6 Temmuz 2018 Cuma

NEDEN YAZIYORUM? (ZORUM NEDİR?)




Aslında dostlarım için yazıyorum. Dostlarım yazdıklarımı okusunlar diye mi? Hayır, benim sonu gelmeyen monologlarımdan kurtulsunlar diye. Bu monologlar nereden doğdu? Size bu sorunun cevabını vermeye çalışayım:

Çocukluktan beri zihnim “neden?” “niçin?” sorularıyla çalışır. Aslında her çocukta bu merak vardır. Bütün çocuklar, merak duygusuyla doğar. Fakat bu konuda benim birkaç dezavantajım oldu:

Birinci dezavantajım, sorularımı sabırla cevaplayan ya da cevaplamaya çalışan bir annem-babam olmasıydı. Cevabını anlamadığım sorular da sorsam, benim anlayabileceğim şekilde bana açıklamaya çalışırlardı. Daha küçük yaşlardayken annem ya da babamla uzun sohbetler yaptığımı hatırlıyorum. Bu bir tür ödüllendirmeydi ve ben de merak duygusunun “iyi” bir şey olduğunu düşünüp onu serbest bıraktım.(!)

Başka bir dezavantajım da okumaya erken başlamamdı. Okuma bilmediğim yaşlarda da aldığım dergiler vardı. Merhum annem beni dizinin dibine oturtur ve bana dergilerimi okurdu. Benim çok oyuncağım, dergim ve kitabım oldu. Okumak da bana Kafka’nın dediği gibi “yeni açıklamalar kadar yeni sorular” da armağan etti. Bu da yeni “neden?” “niçin?” soruları demekti. Bu yorucu döngü, böylece sürdü.

Bütün bunlar bana “düşünür” bir zihin armağan etti. Artık elmadan da, armuttan da söz etsem, (bunlar da basit konular değildir) derin düşünmeye başladım. İçerde oluşan düşünce girdapları an geldi dışa vurmaya başladı. Bu sefer sonu gelmez bir paylaşım süreci ortaya çıktı. İnsan değerli şeyleri kimlerle paylaşır? Elbette dostlarıyla ve yakınlarıyla paylaşacaktır. Bu durumda, dostlarım ve yakınlarım beni sık sık dinlemek zorunda kaldılar. Zaman içinde onları yorduğumu fark ettim ve başka kanallarla düşüncelerimi paylaşmaya karar verdim.

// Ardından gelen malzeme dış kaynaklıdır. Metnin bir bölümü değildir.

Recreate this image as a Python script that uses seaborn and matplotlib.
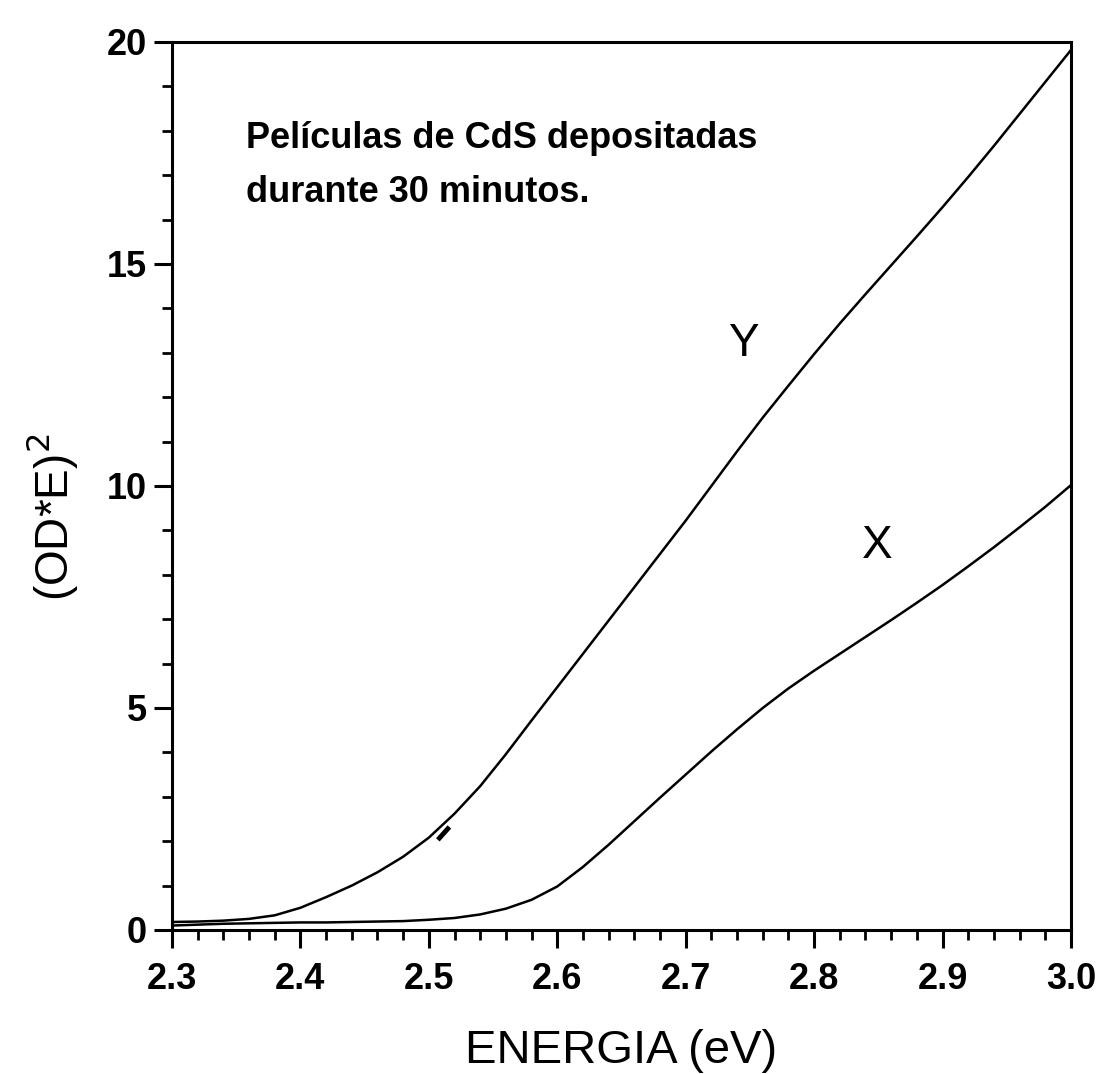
import numpy as np
import pandas as pd
import matplotlib
matplotlib.use("Agg")
import matplotlib.pyplot as plt
from matplotlib.ticker import MultipleLocator
import seaborn as sns

# ---- data ----
energy = [2.30, 2.32, 2.34, 2.36, 2.38, 2.40, 2.42, 2.44, 2.46, 2.48,
          2.50, 2.52, 2.54, 2.56, 2.58, 2.60, 2.62, 2.64, 2.66, 2.68,
          2.70, 2.72, 2.74, 2.76, 2.78, 2.80, 2.82, 2.84, 2.86, 2.88,
          2.90, 2.92, 2.94, 2.96, 2.98, 3.00]
curve_y = [0.18, 0.19, 0.21, 0.25, 0.33, 0.50, 0.74, 1.00, 1.30, 1.65,
           2.08, 2.62, 3.24, 3.96, 4.72, 5.47, 6.22, 6.97, 7.72, 8.47,
           9.22, 10.00, 10.78, 11.54, 12.26, 12.97, 13.66, 14.32, 14.97, 15.62,
           16.28, 16.96, 17.66, 18.38, 19.10, 19.82]
curve_x = [0.10, 0.12, 0.14, 0.15, 0.16, 0.17, 0.17, 0.18, 0.19, 0.20,
           0.23, 0.27, 0.35, 0.48, 0.68, 0.98, 1.42, 1.92, 2.45, 2.98,
           3.50, 4.02, 4.52, 5.00, 5.44, 5.84, 6.22, 6.60, 6.98, 7.37,
           7.77, 8.19, 8.62, 9.07, 9.53, 10.02]
series_names = ["Y", "X"]
# short linear-fit dash drawn near the Y curve
dash_e = [2.507, 2.516]
dash_v = [2.03, 2.32]

x_ticks = [2.3, 2.4, 2.5, 2.6, 2.7, 2.8, 2.9, 3.0]
y_ticks = [0, 5, 10, 15, 20]

df = pd.DataFrame({
    "E": energy + energy,
    "v": curve_y + curve_x,
    "serie": [series_names[0]] * len(energy) + [series_names[1]] * len(energy),
})

sns.set_theme(style="ticks")
plt.rcParams["font.family"] = ["Liberation Sans", "DejaVu Sans"]
plt.rcParams["text.color"] = "black"
plt.rcParams["axes.labelcolor"] = "black"
plt.rcParams["xtick.color"] = "black"
plt.rcParams["ytick.color"] = "black"

fig = plt.figure(figsize=(10.99, 10.74), dpi=100)
ax = fig.add_axes([0.1565, 0.1341, 0.8180, 0.8268])

sns.lineplot(data=df, x="E", y="v", hue="serie", palette=["black", "black"],
             linewidth=1.8, legend=False, ax=ax, sort=True)
ax.plot(dash_e, dash_v, color="black", linewidth=3.5, solid_capstyle="butt")

ax.set_xlim(2.3, 3.0)
ax.set_ylim(0, 20)
ax.set_xticks(x_ticks)
ax.set_xticklabels([f"{t:.1f}" for t in x_ticks])
ax.set_yticks(y_ticks)
ax.xaxis.set_minor_locator(MultipleLocator(0.02))
ax.yaxis.set_minor_locator(MultipleLocator(1))

for s in ax.spines.values():
    s.set_linewidth(2.2)
    s.set_color("black")

ax.tick_params(axis="both", which="major", direction="out", length=13, width=2.2,
               labelsize=26, colors="black")
ax.tick_params(axis="x", which="major", pad=10)
ax.tick_params(axis="y", which="major", pad=5)
ax.tick_params(axis="both", which="minor", direction="out", length=7, width=2.0)
ax.tick_params(top=False, right=False, which="both")
for lab in ax.get_xticklabels() + ax.get_yticklabels():
    lab.set_fontweight("bold")

ax.set_xlabel("ENERGIA (eV)", fontsize=34)
ax.xaxis.set_label_coords(0.5, -0.112)
ax.set_ylabel("(OD*E)$^2$", fontsize=33)
ax.yaxis.set_label_coords(-0.102, 0.465)

ax.text(2.358, 18.22, "Películas de CdS depositadas\ndurante 30 minutos.",
        fontsize=26, fontweight="bold", ha="left", va="top", linespacing=1.7)
ax.text(2.745, 13.2, series_names[0], fontsize=33, ha="center", va="center")
ax.text(2.849, 8.65, series_names[1], fontsize=33, ha="center", va="center")

ax.set_facecolor("white")
fig.patch.set_facecolor("white")
fig.savefig("out.png", dpi=100, facecolor="white")
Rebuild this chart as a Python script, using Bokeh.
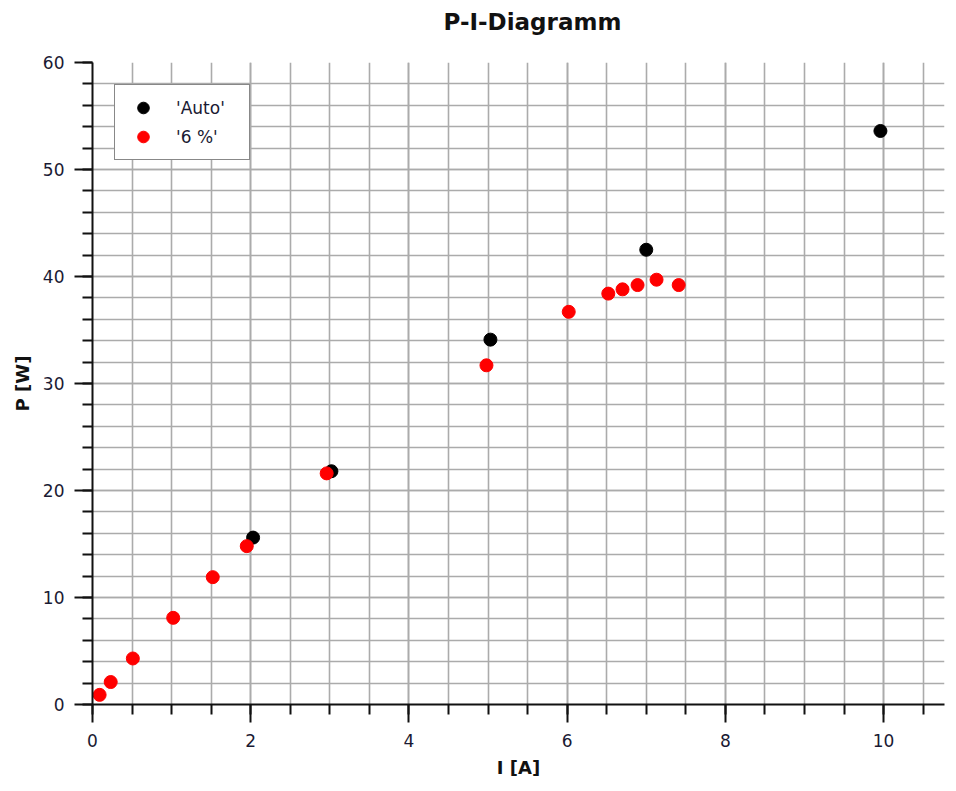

Beş yıl boyunca yaptığım radyo programları ve yazmalarım bana bu konuda yardımcı oldu. Ama gösteri dünyası bana biraz “baştan çıkarıcı” ve kalabalık geldi. “Dinleyiciler” adı verilen kalabalık içinde insanları yitirmeye başladım. Bireyselliklerini kaybetmeye başladılar. Telefon edenlerden, mail yazanlardan ya da mektup gönderenlerden “sadece biri” oldular. Ben de onlar için gecenin içinde sıra dışı biri oldum. Bu ağır bir yüktü. Bütün bu sebeplerle, ağırlıklı olarak yazmaya devam ettim.

Şimdi isteyen yazılarımı okuyor, istemeyen okumuyor. Bu ara diyalogtan çok monologa benzer konuşmalardan da kurtuldum. İnsanlarla, daha bir olağan daha bir yalın şeylerden konuşabiliyorum.

Aklıma gelen derin ya da yalın konuları “nasılsa yazarım” diyerek kendime saklıyorum. Dostlarım da rahat etti ben de. Düşüncelerimi merak edenlere de yazılarımın adresini veriyorum. Madem ki düşüncelerimi merak ediyorlar, işte düşüncelerim burada. Okusunlar, beni de kendilerini de yormasınlar.(!)

Yazmayı çok seviyorum. Yazmak dinlendiren bir bahçe ya da teskin edici bir ilaç gibi. Artık adını siz koyun. Size de öneririm, insanları yormayın, parmaklarınızı yorun derim.